At trial, Mr. Lovely argued that Signed Contract, including its termination clause, was a valid enforceable employment contract and that, although the Signed Contract was in the name of Prestige Travel, McDonald & Bychowski was his true employer, or a common employer. The defendants argued that the Unsigned Contract governed the terms of employment and that Mr. Lovely induced Mr. Sutherland to sign the Signed Contract by fraudulently misrepresenting its purpose, or that Mr. Sutherland was unaware that, in executing the Signed Contract, he was binding the defendants to an employment contract (i.e., the defence of non est factum). According to the defendants, Mr. Lovely induced Mr. Sutherland to execute the Signed Contract by telling him that he needed it to obtain a work visa in Canada. The Defendants also argued that even if the Signed Contract was enforceable, Mr. Lovely had failed to mitigate his damages.
In a thorough decision, Justice Wakeling dismissed all of the defendant’s arguments. First, Justice Wakeling held that Mr. Lovely had not misrepresented the nature of the Signed Contract, which was written in plain English, entitled “Prestige Travel Employment Contract”, and was presented to an experienced business person for execution. Although Prestige Travel and McDonald & Bychowski were separate legal entities, Justice Wakeling found that McDonald & Bychowski, which owned and directly financed Prestige Travel operations, paid the plaintiff’s salary, provided his benefits, and issued his T4 and Record of Employment in its own name, exercised sufficient direction control to be considered a common employer. Finally, on mitigation, Justice Wakeling observed that the defendants led insufficient evidence to establish a failure to mitigate, but even if they had, he noted that an employee has no obligation to mitigate a contractual entitlement to a predetermined severance amount. Accordingly, Justice Wakeling awarded Mr. Lovely one year’s base salary, plus costs.
In the event his conclusions regarding the enforceability of the Signed Contract were wrong, Justice Wakeling considered Mr. Lovely’s entitlement to common law reasonable notice of termination.
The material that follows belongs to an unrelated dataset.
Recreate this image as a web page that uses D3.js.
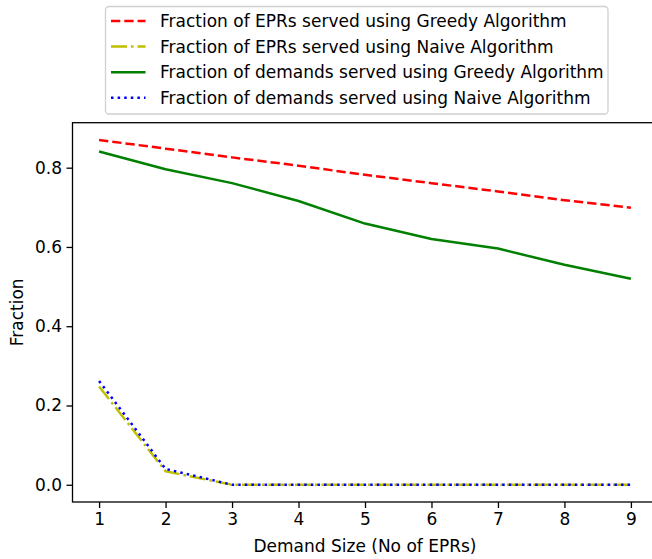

After reviewing the Bardal factors, Justice Wakeling held that when considering the appropriate notice for senior executives, length of service is a less compelling factor than the nature of the position. A senior manager of an enterprise is entitled to a “significant notice period” as soon as employment commences, and the notice period will not escalate for some time. In this instance, given his extensive experience, and his senior position within Prestige Travel, Mr. Lovely would have been entitled to a 12 months reasonable notice of his termination after only one year of employment. In short, regardless of whether Mr. Lovely’s employment was governed by the Signed Contract or an indefinite term contract, Justice Wakeling held that he would have been entitled to one year’s salary.
Two important practical considerations arise from this decision: (1) before signing a written document that contains terms and conditions of employment, employers should always have it reviewed by legal counsel, especially where it involves executive level staff; and (2) as executive level employees are almost immediately entitled to significant severance awards, employers should give serious thought to having all executive level employees enter written employment agreements that contain defined and, preferably, limited termination and severance clauses.